Independent animator and filmmaker Don Hertzfeldt has just released his latest short, titled ‘World of Tomorrow’, on Vimeo on Demand after having screened it at film festivals like Sundance and SXSW. For those who don’t know Hertzfeldt, he is most well known for his short “Rejected Cartoon’s”, a surreal film in which various cartoon adverts for “The Family Learning Channel” are played back to back. The cartoons eventually begin to fall apart and lose sense and structure, a reflection of the fictional artist’s own descent into madness.
‘World of Tomorrow’ follows a young girl, played by Hertzfeldt’s own four-year-old niece Winona, on a journey through the memories of her future self. Don describes the character as “Mary Poppins but with part of her brain missing” in a recent Reddit AMA promoting the film. When asked about what is was like to work with his niece, Hertzfeldt said “I don’t know why I was ever under the impression I could direct a 4-year-old.
She wouldn’t even recite lines back to me.

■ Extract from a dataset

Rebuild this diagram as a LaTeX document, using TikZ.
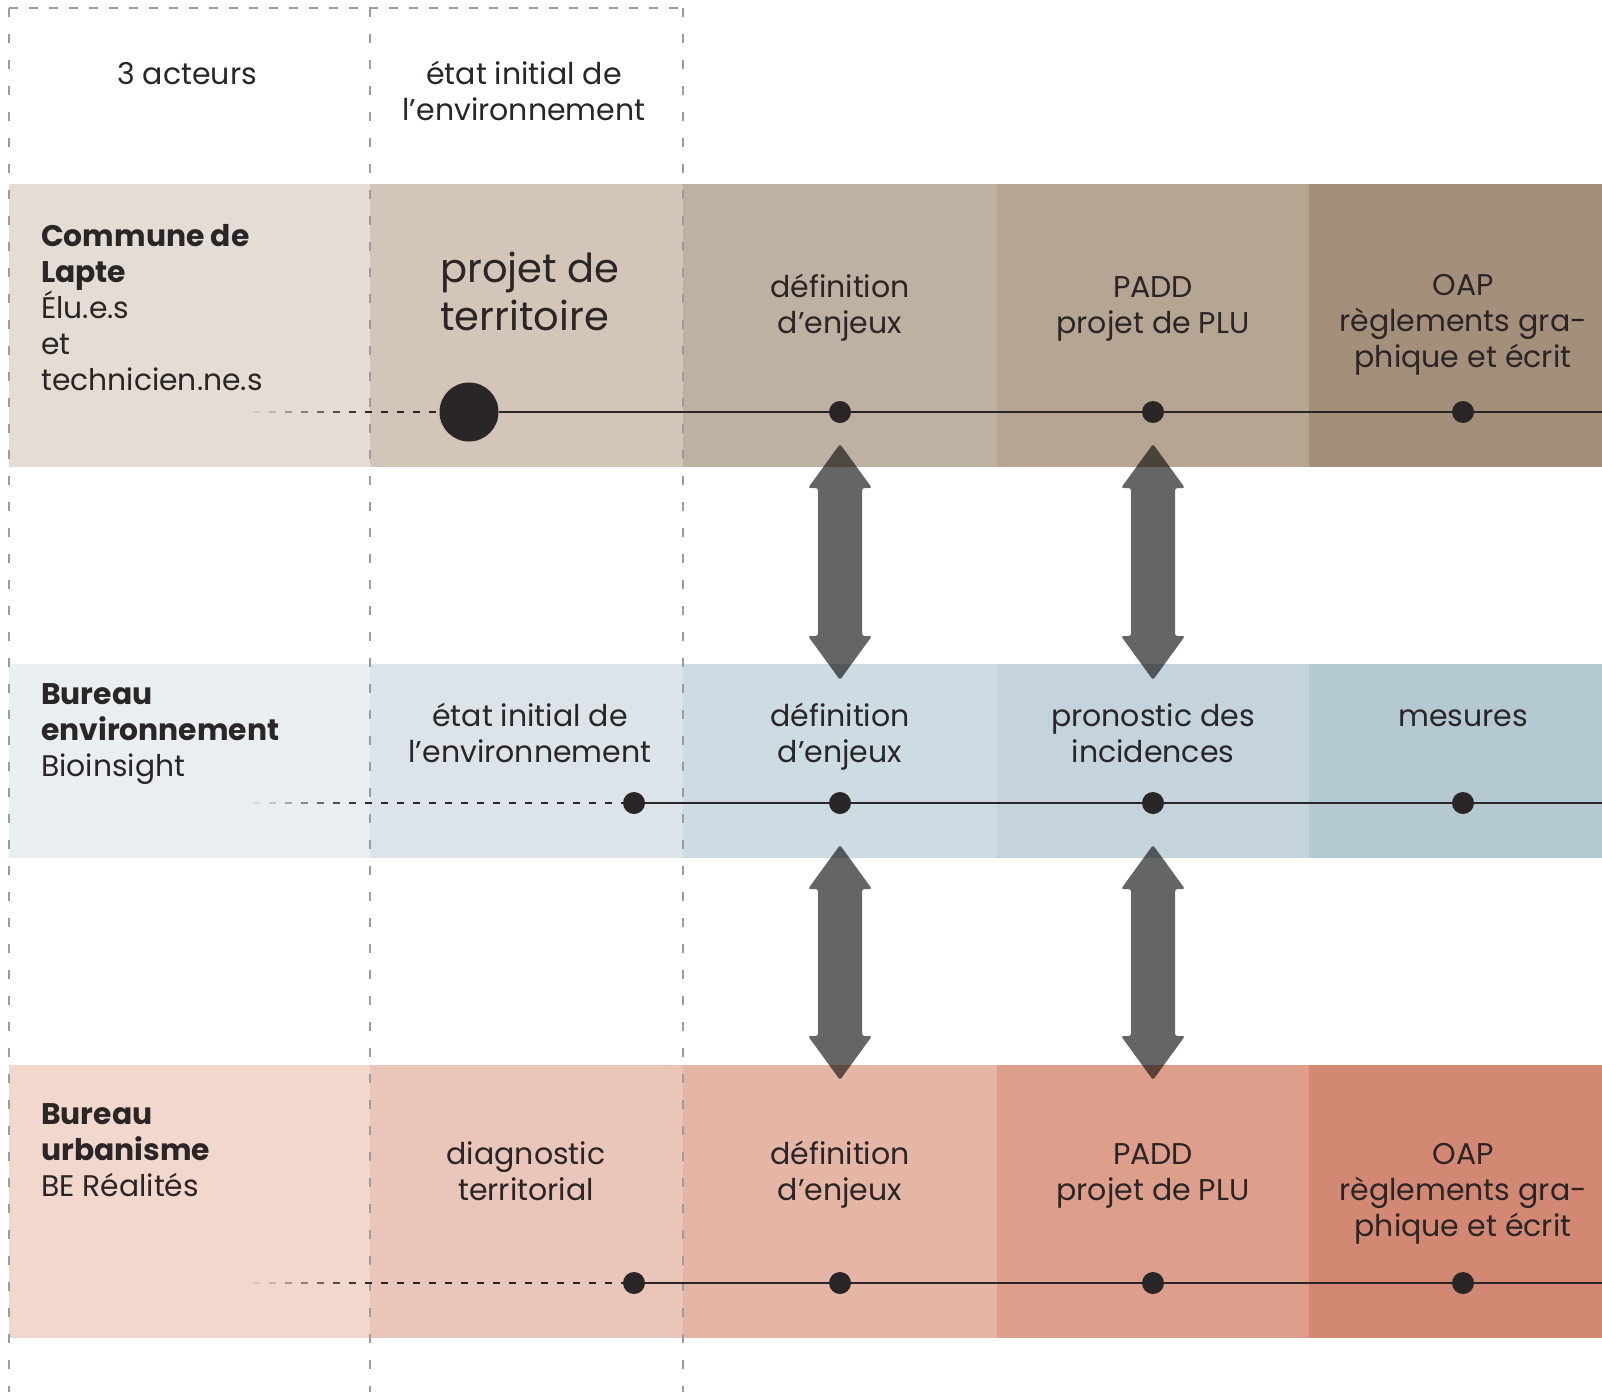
\documentclass[tikz,border=0pt]{standalone}
\usepackage{fontspec}
\setmainfont{Poppins}

% band colours: three actors x five phases
\definecolor{ink}{HTML}{2A2526}
\definecolor{grid}{HTML}{9C9C9C}
\definecolor{aA}{HTML}{E4DDD6}\definecolor{aB}{HTML}{D3C6B8}\definecolor{aC}{HTML}{BFB1A1}\definecolor{aD}{HTML}{B5A592}\definecolor{aE}{HTML}{A38F7A}
\definecolor{bA}{HTML}{E9EFF1}\definecolor{bB}{HTML}{DCE4EA}\definecolor{bC}{HTML}{CDDCE2}\definecolor{bD}{HTML}{C4D3DC}\definecolor{bE}{HTML}{B4C9D2}
\definecolor{cA}{HTML}{F2D7CC}\definecolor{cB}{HTML}{EAC5B9}\definecolor{cC}{HTML}{E5B6A5}\definecolor{cD}{HTML}{DD9F8B}\definecolor{cE}{HTML}{D38873}

% double-headed block arrow: centre x, top tip y, bottom tip y
\newcommand{\twoway}[3]{%
  \fill[arrowfill] (#1,#2) -- ({#1+32},{#2+44}) -- ({#1+22},{#2+44})
    -- ({#1+22},{#3-44}) -- ({#1+32},{#3-44}) -- (#1,#3)
    -- ({#1-32},{#3-44}) -- ({#1-22},{#3-44}) -- ({#1-22},{#2+44})
    -- ({#1-32},{#2+44}) -- cycle;}

% fading dashed lead-in from a start coordinate to a dot
\newcommand{\leadin}[2]{%
  \foreach \o [count=\k from 0] in {0.1,0.22,0.36,0.5,0.64,0.78,0.9}
    \draw[lead, draw opacity=\o] ([xshift=16*\k pt]#1) -- ([xshift=16*\k pt+16pt]#1);
  \draw[lead] ([xshift=112pt]#1) -- (#2);}

\begin{document}
\begin{tikzpicture}[x=1pt, y=-1pt,
  % multi-line nodes are placed at the baseline of their last line
  txt/.style={font=\fontsize{30}{36}\selectfont, text=ink, align=center, anchor=base, inner sep=0pt},
  lbl/.style={font=\fontsize{29.8}{35.8}\selectfont, text=ink, align=left, anchor=base west, inner sep=0pt},
  big/.style={font=\fontsize{40}{48}\selectfont, text=ink, align=left, anchor=base west, inner sep=0pt},
  dot/.style={circle, fill=ink, inner sep=0pt, minimum size=22pt},
  bigdot/.style={circle, fill=ink, inner sep=0pt, minimum size=59pt},
  tl/.style={draw=ink, line width=1.4pt},
  lead/.style={draw=ink, line width=1.6pt, dash pattern=on 7pt off 9pt},
  gridv/.style={draw=grid, line width=1.2pt, dash pattern=on 9pt off 17pt},
  gridh/.style={draw=grid, line width=1.2pt, dash pattern=on 9pt off 11pt},
  arrowfill/.style={fill=black!97, fill opacity=0.62, rounded corners=2.5pt}]

\useasboundingbox (0,0) rectangle (1602,1392);
\fill[white] (0,0) rectangle (1602,1392);

% ---- bands ----
\foreach \r/\ya/\yb in {a/184/467, b/664/858, c/1065/1338}{
  \fill[\r A] (9,\ya) rectangle (370,\yb);
  \fill[\r B] (370,\ya) rectangle (683,\yb);
  \fill[\r C] (683,\ya) rectangle (997,\yb);
  \fill[\r D] (997,\ya) rectangle (1309,\yb);
  \fill[\r E] (1309,\ya) rectangle (1602,\yb);
}

% ---- dashed grid of the two first columns ----
\draw[gridh] (9,8) -- (683,8);
\foreach \x in {9,370,683} \draw[gridv] (\x,8) -- (\x,1392);

% ---- headers ----
\node[txt] (h0) at (187,84.5) {3 acteurs};
\node[txt] (h1) at (524,120.5) {état initial de\\l’environnement};

% ---- row 1: Commune de Lapte ----
\node[lbl] (l1) at (41,390) {{\bfseries Commune de}\\{\bfseries Lapte}\\Élu.e.s\\et\\technicien.ne.s};
\node[big] (p1) at (440,330) {projet de\\territoire};
\node[txt] (t12) at (840,333) {définition\\d’enjeux};
\node[txt] (t13) at (1153,333) {PADD\\projet de PLU};
\node[txt] (t14) at (1463,367.5) {OAP\\règlements gra-\\phique et écrit};

\node[bigdot] (d11) at (469,412) {};
\node[dot] (d12) at (840,412) {};
\node[dot] (d13) at (1153,412) {};
\node[dot] (d14) at (1463,412) {};
\coordinate (s1) at (253,412);
\coordinate (e1) at (1602,412);
\leadin{s1}{d11}
\draw[tl] (d11) -- (e1);

% ---- row 2: Bureau environnement ----
\node[lbl] (l2) at (41,776) {{\bfseries Bureau}\\{\bfseries environnement}\\Bioinsight};
\node[txt] (t21) at (530,762) {état initial de\\l’environnement};
\node[txt] (t22) at (840,762) {définition\\d’enjeux};
\node[txt] (t23) at (1153,762) {pronostic des\\incidences};
\node[txt] (t24) at (1463,726) {mesures};

\node[dot] (d21) at (634,803) {};
\node[dot] (d22) at (840,803) {};
\node[dot] (d23) at (1153,803) {};
\node[dot] (d24) at (1463,803) {};
\coordinate (s2) at (253,803);
\coordinate (e2) at (1602,803);
\leadin{s2}{d21}
\draw[tl] (d21) -- (e2);

% ---- row 3: Bureau urbanisme ----
\node[lbl] (l3) at (41,1196) {{\bfseries Bureau}\\{\bfseries urbanisme}\\BE Réalités};
\node[txt] (t31) at (526,1200) {diagnostic\\territorial};
\node[txt] (t32) at (840,1200) {définition\\d’enjeux};
\node[txt] (t33) at (1153,1200) {PADD\\projet de PLU};
\node[txt] (t34) at (1463,1236) {OAP\\règlements gra-\\phique et écrit};

\node[dot] (d31) at (634,1283) {};
\node[dot] (d32) at (840,1283) {};
\node[dot] (d33) at (1153,1283) {};
\node[dot] (d34) at (1463,1283) {};
\coordinate (s3) at (253,1283);
\coordinate (e3) at (1602,1283);
\leadin{s3}{d31}
\draw[tl] (d31) -- (e3);

% ---- exchanges between actors ----
\twoway{840}{444}{680}
\twoway{1153}{444}{680}
\twoway{840}{845}{1080}
\twoway{1153}{845}{1080}

\end{tikzpicture}
\end{document}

Everything she says in the film is just her being herself while we hung out and talked about the world…”. He later went on to say that he ended up using an iPad app to record her, and rewrote parts of the script to match her dialogue. Hertzfeldt mentioned working with these limitations was sort of fun, having to improvise the animation along with her dialogue.

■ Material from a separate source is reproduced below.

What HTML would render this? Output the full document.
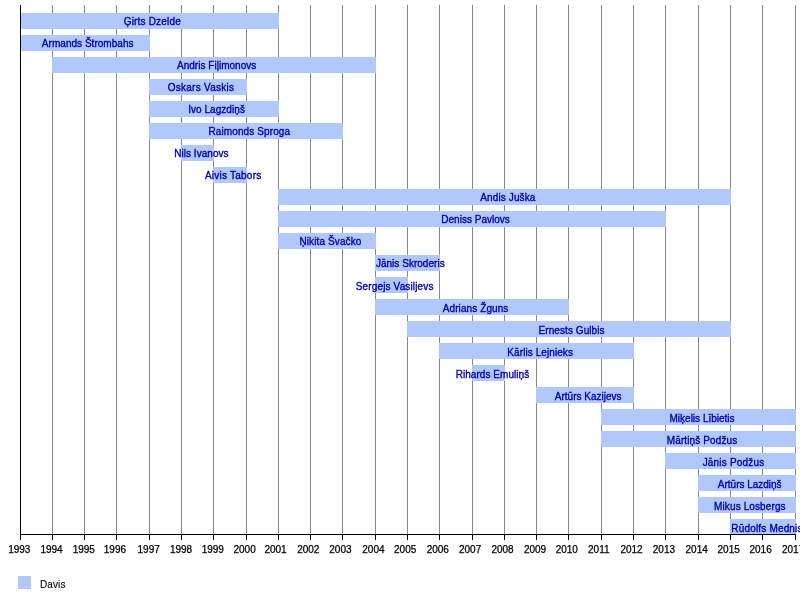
<!DOCTYPE html><html><head><meta charset="utf-8"><style>html,body{margin:0;padding:0;background:#fff;overflow:hidden;}svg{display:block;will-change:transform;}text{font-family:"Liberation Sans",sans-serif;}</style></head><body>
<svg width="800" height="609" viewBox="0 0 800 609" shape-rendering="crispEdges">
<rect x="0" y="0" width="800" height="609" fill="#fff"/>
<rect x="52" y="5" width="1" height="529" fill="#888888"/>
<rect x="84" y="5" width="1" height="529" fill="#888888"/>
<rect x="116" y="5" width="1" height="529" fill="#888888"/>
<rect x="149" y="5" width="1" height="529" fill="#888888"/>
<rect x="181" y="5" width="1" height="529" fill="#888888"/>
<rect x="213" y="5" width="1" height="529" fill="#888888"/>
<rect x="246" y="5" width="1" height="529" fill="#888888"/>
<rect x="278" y="5" width="1" height="529" fill="#888888"/>
<rect x="310" y="5" width="1" height="529" fill="#888888"/>
<rect x="342" y="5" width="1" height="529" fill="#888888"/>
<rect x="375" y="5" width="1" height="529" fill="#888888"/>
<rect x="407" y="5" width="1" height="529" fill="#888888"/>
<rect x="439" y="5" width="1" height="529" fill="#888888"/>
<rect x="472" y="5" width="1" height="529" fill="#888888"/>
<rect x="504" y="5" width="1" height="529" fill="#888888"/>
<rect x="536" y="5" width="1" height="529" fill="#888888"/>
<rect x="568" y="5" width="1" height="529" fill="#888888"/>
<rect x="601" y="5" width="1" height="529" fill="#888888"/>
<rect x="633" y="5" width="1" height="529" fill="#888888"/>
<rect x="665" y="5" width="1" height="529" fill="#888888"/>
<rect x="698" y="5" width="1" height="529" fill="#888888"/>
<rect x="730" y="5" width="1" height="529" fill="#888888"/>
<rect x="762" y="5" width="1" height="529" fill="#888888"/>
<rect x="795" y="5" width="1" height="529" fill="#888888"/>
<rect x="20" y="13" width="259" height="16" fill="#b0c8fc"/>
<rect x="20" y="35" width="130" height="16" fill="#b0c8fc"/>
<rect x="52" y="57" width="324" height="16" fill="#b0c8fc"/>
<rect x="149" y="79" width="98" height="16" fill="#b0c8fc"/>
<rect x="149" y="101" width="130" height="16" fill="#b0c8fc"/>
<rect x="149" y="123" width="194" height="16" fill="#b0c8fc"/>
<rect x="181" y="145" width="33" height="16" fill="#b0c8fc"/>
<rect x="213" y="167" width="34" height="16" fill="#b0c8fc"/>
<rect x="278" y="189" width="453" height="16" fill="#b0c8fc"/>
<rect x="278" y="211" width="388" height="16" fill="#b0c8fc"/>
<rect x="278" y="233" width="98" height="16" fill="#b0c8fc"/>
<rect x="375" y="255" width="65" height="16" fill="#b0c8fc"/>
<rect x="375" y="277" width="33" height="16" fill="#b0c8fc"/>
<rect x="375" y="299" width="194" height="16" fill="#b0c8fc"/>
<rect x="407" y="321" width="324" height="16" fill="#b0c8fc"/>
<rect x="439" y="343" width="195" height="16" fill="#b0c8fc"/>
<rect x="472" y="365" width="33" height="16" fill="#b0c8fc"/>
<rect x="536" y="387" width="98" height="16" fill="#b0c8fc"/>
<rect x="601" y="409" width="195" height="16" fill="#b0c8fc"/>
<rect x="601" y="431" width="195" height="16" fill="#b0c8fc"/>
<rect x="665" y="453" width="131" height="16" fill="#b0c8fc"/>
<rect x="698" y="475" width="98" height="16" fill="#b0c8fc"/>
<rect x="698" y="497" width="98" height="16" fill="#b0c8fc"/>
<rect x="730" y="519" width="66" height="16" fill="#b0c8fc"/>
<rect x="20" y="5" width="1" height="535" fill="#000"/>
<rect x="20" y="534" width="776" height="1" fill="#000"/>
<rect x="52" y="534" width="1" height="6" fill="#000"/>
<rect x="84" y="534" width="1" height="6" fill="#000"/>
<rect x="116" y="534" width="1" height="6" fill="#000"/>
<rect x="149" y="534" width="1" height="6" fill="#000"/>
<rect x="181" y="534" width="1" height="6" fill="#000"/>
<rect x="213" y="534" width="1" height="6" fill="#000"/>
<rect x="246" y="534" width="1" height="6" fill="#000"/>
<rect x="278" y="534" width="1" height="6" fill="#000"/>
<rect x="310" y="534" width="1" height="6" fill="#000"/>
<rect x="342" y="534" width="1" height="6" fill="#000"/>
<rect x="375" y="534" width="1" height="6" fill="#000"/>
<rect x="407" y="534" width="1" height="6" fill="#000"/>
<rect x="439" y="534" width="1" height="6" fill="#000"/>
<rect x="472" y="534" width="1" height="6" fill="#000"/>
<rect x="504" y="534" width="1" height="6" fill="#000"/>
<rect x="536" y="534" width="1" height="6" fill="#000"/>
<rect x="568" y="534" width="1" height="6" fill="#000"/>
<rect x="601" y="534" width="1" height="6" fill="#000"/>
<rect x="633" y="534" width="1" height="6" fill="#000"/>
<rect x="665" y="534" width="1" height="6" fill="#000"/>
<rect x="698" y="534" width="1" height="6" fill="#000"/>
<rect x="730" y="534" width="1" height="6" fill="#000"/>
<rect x="762" y="534" width="1" height="6" fill="#000"/>
<rect x="795" y="534" width="1" height="6" fill="#000"/>
<g font-size="10" fill="#000" stroke="#000" stroke-width="0.25" text-anchor="middle">
<text x="19.3" y="553">1993</text>
<text x="51.5" y="553">1994</text>
<text x="83.8" y="553">1995</text>
<text x="114.9" y="553">1996</text>
<text x="148.7" y="553">1997</text>
<text x="181.0" y="553">1998</text>
<text x="212.8" y="553">1999</text>
<text x="244.6" y="553">2000</text>
<text x="275.5" y="553">2001</text>
<text x="308.3" y="553">2002</text>
<text x="340.4" y="553">2003</text>
<text x="373.4" y="553">2004</text>
<text x="405.2" y="553">2005</text>
<text x="437.8" y="553">2006</text>
<text x="470.1" y="553">2007</text>
<text x="502.5" y="553">2008</text>
<text x="535.0" y="553">2009</text>
<text x="566.8" y="553">2010</text>
<text x="598.8" y="553">2011</text>
<text x="631.5" y="553">2012</text>
<text x="663.9" y="553">2013</text>
<text x="696.7" y="553">2014</text>
<text x="728.7" y="553">2015</text>
<text x="760.6" y="553">2016</text>
<text x="793.1" y="553">2017</text>
</g>
<g font-size="10" fill="#0000b4" stroke="#0000b4" stroke-width="0.35">
<text x="123.69" y="25" textLength="57.02" lengthAdjust="spacing">Ģirts Dzelde</text>
<text x="41.87" y="47" textLength="91.63" lengthAdjust="spacing">Armands Štrombahs</text>
<text x="177.02" y="69" textLength="79.24" lengthAdjust="spacing">Andris Fiļimonovs</text>
<text x="167.69" y="91" textLength="66.37" lengthAdjust="spacing">Oskars Vaskis</text>
<text x="188.16" y="113" textLength="56.72" lengthAdjust="spacing">Ivo Lagzdiņš</text>
<text x="208.42" y="135" textLength="81.61" lengthAdjust="spacing">Raimonds Sproga</text>
<text x="174.21" y="157" textLength="54.35" lengthAdjust="spacing">Nils Ivanovs</text>
<text x="204.93" y="179" textLength="56.29" lengthAdjust="spacing">Aivis Tabors</text>
<text x="480.32" y="201" textLength="55.04" lengthAdjust="spacing">Andis Juška</text>
<text x="441.24" y="223" textLength="68.58" lengthAdjust="spacing">Deniss Pavlovs</text>
<text x="299.41" y="245" textLength="62.00" lengthAdjust="spacing">Ņikita Švačko</text>
<text x="375.88" y="267" textLength="68.80" lengthAdjust="spacing">Jānis Skroderis</text>
<text x="355.75" y="289.75" textLength="77.70" lengthAdjust="spacing">Sergejs Vasiljevs</text>
<text x="442.74" y="311.75" textLength="65.60" lengthAdjust="spacing">Adrians Žguns</text>
<text x="538.60" y="333.75" textLength="65.91" lengthAdjust="spacing">Ernests Gulbis</text>
<text x="507.36" y="355.75" textLength="65.58" lengthAdjust="spacing">Kārlis Lejnieks</text>
<text x="455.67" y="377.75" textLength="73.47" lengthAdjust="spacing">Rihards Emuliņš</text>
<text x="554.86" y="399.75" textLength="66.59" lengthAdjust="spacing">Artūrs Kazijevs</text>
<text x="669.48" y="421.75" textLength="65.13" lengthAdjust="spacing">Miķelis Lībietis</text>
<text x="666.74" y="443.75" textLength="70.50" lengthAdjust="spacing">Mārtiņš Podžus</text>
<text x="702.66" y="465.75" textLength="61.48" lengthAdjust="spacing">Jānis Podžus</text>
<text x="717.86" y="487.75" textLength="63.70" lengthAdjust="spacing">Artūrs Lazdiņš</text>
<text x="714.02" y="509.75" textLength="71.59" lengthAdjust="spacing">Mikus Losbergs</text>
<text x="731.36" y="531.75" textLength="71.12" lengthAdjust="spacing">Rūdolfs Mednis</text>
</g>
<rect x="18" y="576" width="13" height="13" fill="#b0c8fc"/>
<text x="40" y="588" font-size="10" fill="#000" stroke="#000" stroke-width="0.1" letter-spacing="0.1">Davis</text>
</svg></body></html>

On the subject of the creative process, Hertzfeldt described it as if “…you’re floating in an ocean, and you want to build a raft. So you just float there and you wait and wait. And eventually this little piece of something comes drifting by, maybe a memory, and you hang on to it, and then another little piece comes around, it is unrelated, maybe it’s a funny sentence you overheard somewhere…”. He says more and more pieces drift by and you collect them until you have enough to build a raft, and eventually you have to make a decision.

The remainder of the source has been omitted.